O Incrível Thelonius Monk


Monk tocava com devoção absoluta, numa concentração total, submerso na música. Tocava com os dedos retos, boca semi-aberta ou fechada, com as bochechas chupadas para dentro. Balançava a perna direita batendo ou deslizando o pé e parecia divertir-se mais que qualquer músico, embora compenetrado e sem sorrir. Aproveitava cada acorde, dava a impressão de estar descobrindo cada passagem que executava. No meio de uma frase conseguia tirar o lenço do bolso, usando a mão esquerda para o que vinha sendo tocado com a direita, enxugava o suor e continuava. Nada o perturbava.
Sua mão esquerda derivava francamente do estilo “stride piano”, o mesmo que Duke Ellington e Fats Waller, nada de acordes blocados e fechados como um cacho. Duas ou três notas bastavam. Com a mão direita fazia frequentes arprejos com apenas três dedos, desprezando o anular e o mindinho, numa anti-técnica pianística em favor da expressividade percussiva. Às vezes atacava o teclado com o cotovelo direito, atingindo várias teclas de uma só vez. Saía tudo perfeito, sem uma nota a mais ou a menos.

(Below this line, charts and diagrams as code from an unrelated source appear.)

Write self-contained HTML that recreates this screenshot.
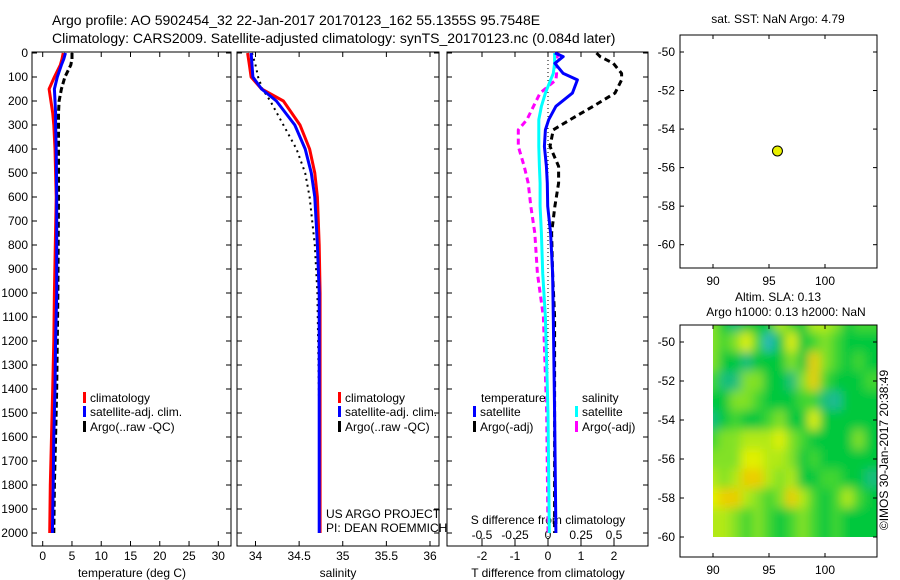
<!DOCTYPE html>
<html><head><meta charset="utf-8"><style>
body{margin:0;background:#fff}
svg{display:block;font-family:"Liberation Sans",sans-serif}
text{fill:#000}
</style></head><body>
<svg id="fig" width="900" height="580" viewBox="0 0 900 580" xmlns="http://www.w3.org/2000/svg">
<defs>
<clipPath id="hmclip"><rect x="713" y="325" width="164" height="212"/></clipPath>
<filter id="blur" filterUnits="userSpaceOnUse" x="690" y="300" width="210" height="260"><feGaussianBlur stdDeviation="5"/></filter>
</defs>
<text x="52" y="25" font-size="14">Argo profile: AO 5902454_32 22-Jan-2017 20170123_162 55.1355S 95.7548E</text>
<text x="52" y="43" font-size="14">Climatology: CARS2009. Satellite-adjusted climatology: synTS_20170123.nc (0.084d later)</text>
<g id="g"></g>
</svg>
<script>
// ---- data ----
const depthT = [0,25,50,100,150,200,250,300,400,600,1000,1200,1400,1600,1800,2000];
const tempClim = [3.5,3.3,3.0,2.0,1.1,1.4,1.7,1.9,2.1,2.3,2.0,1.9,1.7,1.5,1.3,1.2];
const tempSat = [3.9,3.6,3.2,2.5,2.0,2.1,2.2,2.2,2.3,2.4,2.4,2.2,2.1,1.9,1.8,1.65];
const tempArgo = [5.0,5.0,4.8,3.8,3.2,2.8,2.7,2.7,2.7,2.7,2.6,2.5,2.4,2.2,2.0,1.9];

const depthS = [0,50,100,150,200,300,400,500,600,800,1000,1500,2000];
const salClim = [33.91,33.93,33.95,34.07,34.32,34.51,34.62,34.68,34.71,34.73,34.74,34.74,34.74];
const salSat = [33.95,33.96,33.97,34.07,34.24,34.45,34.57,34.64,34.68,34.71,34.73,34.73,34.73];
const salArgo = [33.96,34.0,34.03,34.08,34.17,34.32,34.47,34.57,34.62,34.68,34.71,34.73,34.73];

const depthD = [0,15,43,85,112,167,222,278,320,389,472,542,638,750,917,1100,1500,2000];
const dTsat = [0.21,0.46,0.21,0.46,0.89,0.74,0.24,0.02,-0.08,-0.11,-0.05,-0.02,-0.01,0.08,0.14,0.16,0.2,0.24];
const dTargo = [1.47,1.58,1.98,2.23,2.23,2.03,1.37,0.67,0.16,0.06,0.32,0.32,0.21,0.11,0.14,0.2,0.2,0.2];
const dSsat = [0.05,0.05,0.05,0.04,0.02,-0.02,-0.05,-0.07,-0.07,-0.07,-0.065,-0.06,-0.06,-0.05,-0.04,-0.02,0.0,0.01];
const dSargo = [0.085,0.07,0.06,0.065,0.06,-0.06,-0.11,-0.16,-0.225,-0.225,-0.18,-0.15,-0.13,-0.1,-0.08,-0.035,-0.01,0.0];

const yTicks = [0,100,200,300,400,500,600,700,800,900,1000,1100,1200,1300,1400,1500,1600,1700,1800,1900,2000];
const tTicks = [0,5,10,15,20,25,30];
const sTicks = [34,34.5,35,35.5,36];
const sTickLabels = ["34","34.5","35","35.5","36"];
const dtTicks = [-2,-1,0,1,2];
const dsTicks = [-0.5,-0.25,0,0.25,0.5];
const latTicks = [-50,-52,-54,-56,-58,-60];
const lonTicks = [90,95,100];
const argoLon = [95.7548];
const argoLat = [-55.1355];

const hmLons = [90,91,92,93,94,95,96,97,98,99,100,101,102,103,104];
const hmLats = [-49,-50,-51,-52,-53,-54,-55,-56,-57,-58,-59];
const hmVals = [
[2,1,0.5,1,1,1,2.5,1.5,1,2.5,2.5,2,1,1.5,1.5],
[2,1.5,2,3,1.5,0,1,3,1,1.5,2,1.5,1,1,1],
[2,1,1,0.5,1,1,1,2,1,3.5,2,1.5,1,1.5,1],
[1.5,0.5,0.5,2,2,1,1,0.5,2,3.5,1.5,1,1,1,1.5],
[1,1,2,2,1.5,1,1,1,1.5,1.5,0.5,0.3,1,1,1],
[0.5,1,1.5,1,1,1.5,2,1,1,3,1,1,1,1,1],
[1.5,2,2,2.5,2.5,2.5,3,2,1.5,1,1,1,1,2,1],
[2,2,2,3,3,2.5,2.5,2,1,1.5,1,1,1,1,1],
[2.5,2,2.5,3.5,3.5,2.5,2,2.5,1,1,1.5,1.5,1,1,0.5],
[3,3.5,3.5,2.5,2,1.5,2,3.5,2.5,1.5,1,1.5,2.5,1.5,1],
[2.5,2.5,2,1.5,2,1.5,1,1.5,2,1.5,1,1.5,1,1,1]];

// ---- helpers ----
const NS="http://www.w3.org/2000/svg";
const G=document.getElementById('g');
function mk(tag,attrs,parent,txt){
  if(typeof parent==='string'){txt=parent;parent=null;}
  const e=document.createElementNS(NS,tag);for(const k in attrs)e.setAttribute(k,attrs[k]);if(txt!==undefined)e.textContent=txt;(parent||G).appendChild(e);return e;}
function lin(d0,d1,r0,r1){return v=>r0+(v-d0)*(r1-r0)/(d1-d0);}
const yD = lin(0,2000,53,533);
const P1={x0:32,x1:231}, P2={x0:237,x1:439}, P3={x0:447,x1:648}, TOP=52, BOT=546;
const xT = lin(0,30,42.7,218.3);
const xS = lin(34,36,255.5,430);
const xDT = lin(0,2,548,614);
const xDS = v=>xDT(v*4);

function box(P,name){
  const r=mk('rect',{x:P.x0,y:TOP,width:P.x1-P.x0,height:BOT-TOP,fill:'none',stroke:'#000','stroke-width':1});
  
  
  yTicks.forEach(v=>{const y=yD(v);
    mk('line',{x1:P.x0,x2:P.x0+5,y1:y,y2:y,stroke:'#000'});
    mk('line',{x1:P.x1,x2:P.x1-5,y1:y,y2:y,stroke:'#000'});});
}
function poly(xs,ys,xf,color,w,dash,name){
  const pts=xs.map((v,i)=>xf(v).toFixed(1)+','+yD(ys[i]).toFixed(1)).join(' ');
  const p=mk('polyline',{points:pts,fill:'none',stroke:color,'stroke-width':w,'stroke-linejoin':'round'});
  if(dash)p.setAttribute('stroke-dasharray',dash);
  
  
}
function legend(x,y,color,label,name){
  mk('rect',{x:x,y:y-10,width:3,height:11,fill:color});
  const t=mk('text',{x:x+7,y:y,'font-size':12},label);
  
  
}

// ---- panel 1 ----
box(P1,'temperature-axes');
yTicks.forEach(v=>{const t=mk('text',{x:28,y:yD(v)+4,'font-size':12,'text-anchor':'end'},String(v));
  
  });
tTicks.forEach(v=>{const x=xT(v);
  mk('line',{x1:x,x2:x,y1:TOP,y2:TOP+5,stroke:'#000'});mk('line',{x1:x,x2:x,y1:BOT,y2:BOT-5,stroke:'#000'});
  const t=mk('text',{x:x,y:560,'font-size':12,'text-anchor':'middle'},String(v));
  
  });
const xl1=mk('text',{x:132,y:577,'font-size':12,'text-anchor':'middle'},'temperature (deg C)');


poly(tempArgo,depthT,xT,'#000',3,'6,3','temp-argo-line');
poly(tempClim,depthT,xT,'#f00',3,null,'temp-climatology-line');
poly(tempSat,depthT,xT,'#00f',3,null,'temp-satellite-line');
legend(83,402,'#f00','climatology','legend-climatology');
legend(83,416,'#00f','satellite-adj. clim.','legend-satellite-adj');
legend(83,431,'#000','Argo(..raw -QC)','legend-argo');

// ---- panel 2 ----
box(P2,'salinity-axes');
sTicks.forEach((v,i)=>{const x=xS(v);
  mk('line',{x1:x,x2:x,y1:TOP,y2:TOP+5,stroke:'#000'});mk('line',{x1:x,x2:x,y1:BOT,y2:BOT-5,stroke:'#000'});
  const t=mk('text',{x:x,y:560,'font-size':12,'text-anchor':'middle'},sTickLabels[i]);
  
  });
const xl2=mk('text',{x:338,y:577,'font-size':12,'text-anchor':'middle'},'salinity');


poly(salArgo,depthS,xS,'#000',2,'2,4','sal-argo-line');
poly(salClim,depthS,xS,'#f00',3,null,'sal-climatology-line');
poly(salSat,depthS,xS,'#00f',3,null,'sal-satellite-line');
legend(338,402,'#f00','climatology','legend-climatology-2');
legend(338,416,'#00f','satellite-adj. clim.','legend-satellite-adj-2');
legend(338,431,'#000','Argo(..raw -QC)','legend-argo-2');
const pr1=mk('text',{x:326,y:518,'font-size':12},'US ARGO PROJECT');


const pr2=mk('text',{x:326,y:532,'font-size':12},'PI: DEAN ROEMMICH');



// ---- panel 3 ----
box(P3,'difference-axes');
dtTicks.forEach(v=>{const x=xDT(v);
  mk('line',{x1:x,x2:x,y1:TOP,y2:TOP+5,stroke:'#000'});mk('line',{x1:x,x2:x,y1:BOT,y2:BOT-5,stroke:'#000'});
  const t=mk('text',{x:x,y:560,'font-size':12,'text-anchor':'middle'},String(v));
  
  });
dsTicks.forEach(v=>{const x=xDS(v);
  mk('line',{x1:x,x2:x,y1:BOT-8,y2:BOT-3,stroke:'#000'});
  const t=mk('text',{x:x,y:539,'font-size':12,'text-anchor':'middle'},String(v));
  
  });
mk('line',{x1:xDT(0),x2:xDT(0),y1:TOP,y2:BOT,stroke:'#000','stroke-dasharray':'1,3'});
const xl3=mk('text',{x:548,y:577,'font-size':12,'text-anchor':'middle'},'T difference from climatology');


const xl3b=mk('text',{x:548,y:524,'font-size':12,'text-anchor':'middle'},'S difference from climatology');


poly(dSargo,depthD,xDS,'#f0f',3,'6,4','s-diff-argo-line');
poly(dTargo,depthD,xDT,'#000',3,'6,4','t-diff-argo-line');
poly(dSsat,depthD,xDS,'#0ff',3,null,'s-diff-satellite-line');
poly(dTsat,depthD,xDT,'#00f',3,null,'t-diff-satellite-line');
mk('text',{x:481,y:402,'font-size':12},'temperature');
mk('text',{x:582,y:402,'font-size':12},'salinity');
legend(473,416,'#00f','satellite','legend-t-satellite');
legend(473,431,'#000','Argo(-adj)','legend-t-argo');
legend(575,416,'#0ff','satellite','legend-s-satellite');
legend(575,431,'#f0f','Argo(-adj)','legend-s-argo');

// ---- maps ----
const M={x0:680,x1:877};
const xLon=lin(90,100,713,825);
function mapAxes(top,bot,latfn,name){
  const r=mk('rect',{x:M.x0,y:top,width:M.x1-M.x0,height:bot-top,fill:'none',stroke:'#000'});
  
  
  latTicks.forEach(v=>{const y=latfn(v);
    mk('line',{x1:M.x0,x2:M.x0+4,y1:y,y2:y,stroke:'#000'});mk('line',{x1:M.x1,x2:M.x1-4,y1:y,y2:y,stroke:'#000'});
    const t=mk('text',{x:675,y:y+4,'font-size':12,'text-anchor':'end'},String(v));
    
    });
  lonTicks.forEach(v=>{const x=xLon(v);
    mk('line',{x1:x,x2:x,y1:top,y2:top+4,stroke:'#000'});mk('line',{x1:x,x2:x,y1:bot,y2:bot-4,stroke:'#000'});
    const t=mk('text',{x:x,y:bot+17,'font-size':12,'text-anchor':'middle'},String(v));
    
    });
}
const yLat1=lin(-50,-60,52,244.7);
mapAxes(35,268,yLat1,'sst-map-axes');
const st1=mk('text',{x:778,y:23,'font-size':12,'text-anchor':'middle'},'sat. SST: NaN Argo: 4.79');


argoLon.forEach((lo,i)=>{const c=mk('circle',{cx:xLon(lo),cy:yLat1(argoLat[i]),r:5,fill:'#e8f000',stroke:'#000'});
  
  });

const yLat2=lin(-50,-60,342,537);
const stops=[[40,180,190],[0,200,60],[130,225,40],[225,240,0],[245,170,0]];
function cmap(v){const i=Math.max(0,Math.min(3,Math.floor(v)));const f=Math.max(0,Math.min(1,v-i));
  const a=stops[i],b=stops[i+1];return 'rgb('+a.map((c,k)=>Math.round(c+(b[k]-c)*f)).join(',')+')';}
const hmOuter=mk('g',{'clip-path':'url(#hmclip)'});
const hm=mk('g',{filter:'url(#blur)'},hmOuter);


const nR=hmLats.length, nC=hmLons.length;
hmLats.forEach((la,r)=>hmLons.forEach((lo,c)=>{
  let x0=xLon(lo-0.5), x1=xLon(lo+0.5), y0=yLat2(la+0.5), y1=yLat2(la-0.5);
  if(c===0)x0-=20; if(c===nC-1)x1+=20; if(r===0)y0-=20; if(r===nR-1)y1+=20;
  const cell=mk('rect',{x:x0,y:y0,width:x1-x0+0.5,height:y1-y0+0.5,fill:cmap(hmVals[r][c])},hm);
  
  
}));
mapAxes(325,557,yLat2,'sla-map-axes');
const st2=mk('text',{x:778,y:301,'font-size':12,'text-anchor':'middle'},'Altim. SLA: 0.13');


const st3=mk('text',{x:786,y:316,'font-size':12,'text-anchor':'middle'},'Argo h1000: 0.13 h2000: NaN');


const cp=mk('text',{x:0,y:0,'font-size':12,'text-anchor':'middle',transform:'translate(888,450) rotate(-90)'},'©IMOS 30-Jan-2017 20:38:49');


</script>
</body></html>
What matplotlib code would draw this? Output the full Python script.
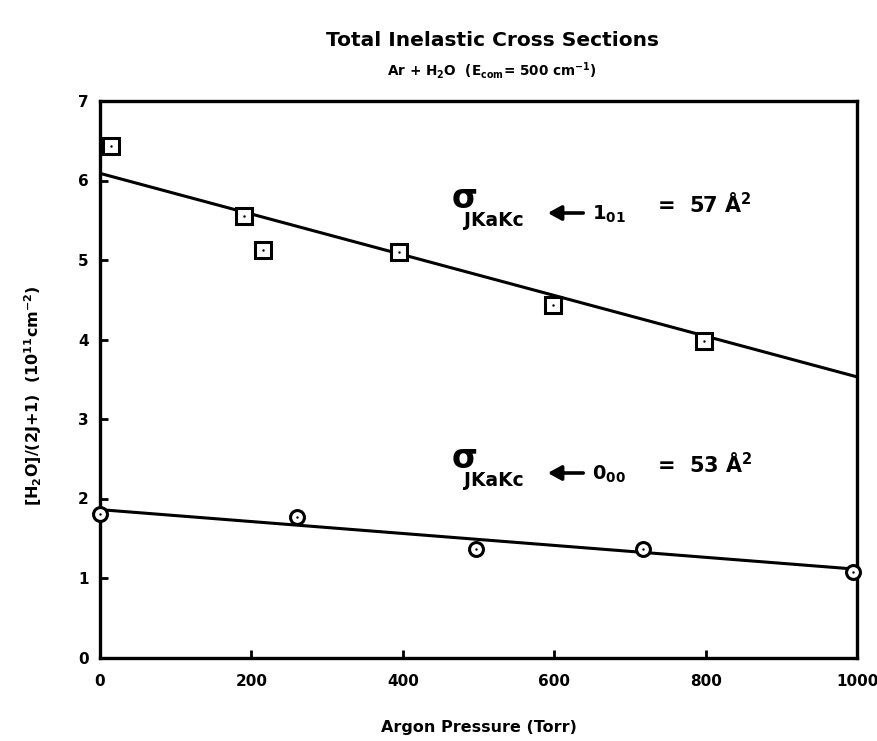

Nos solos, estudava o teclado de cima, como quem olha um campo de pouso sem saber onde vai aterrissar. Pousava com ambas as mãos abertas para atacar um acorde quebrado e esquisito, que nem ele mesmo parecia saber como soaria. Soava no mesmo tempo desconforme e certeiro, puro zen, na medida justa para aquela aparente trapalhada de sons. Com a mão direita, às vezes martelava sem parar as mesmas notas junto com uma progressão harmônica na mão esquerda que não combinaria com tal repetição. Naquele instante só ele parecia ver sentido nisso, A plateia iria entender depois. Aí veria que tudo aquilo tinha uma lógica de matemática pura. Quem recebia e decifrava as mensagens do canonizado Thelonius Monk, subia aos céus de emoção. Nunca mais esquecia.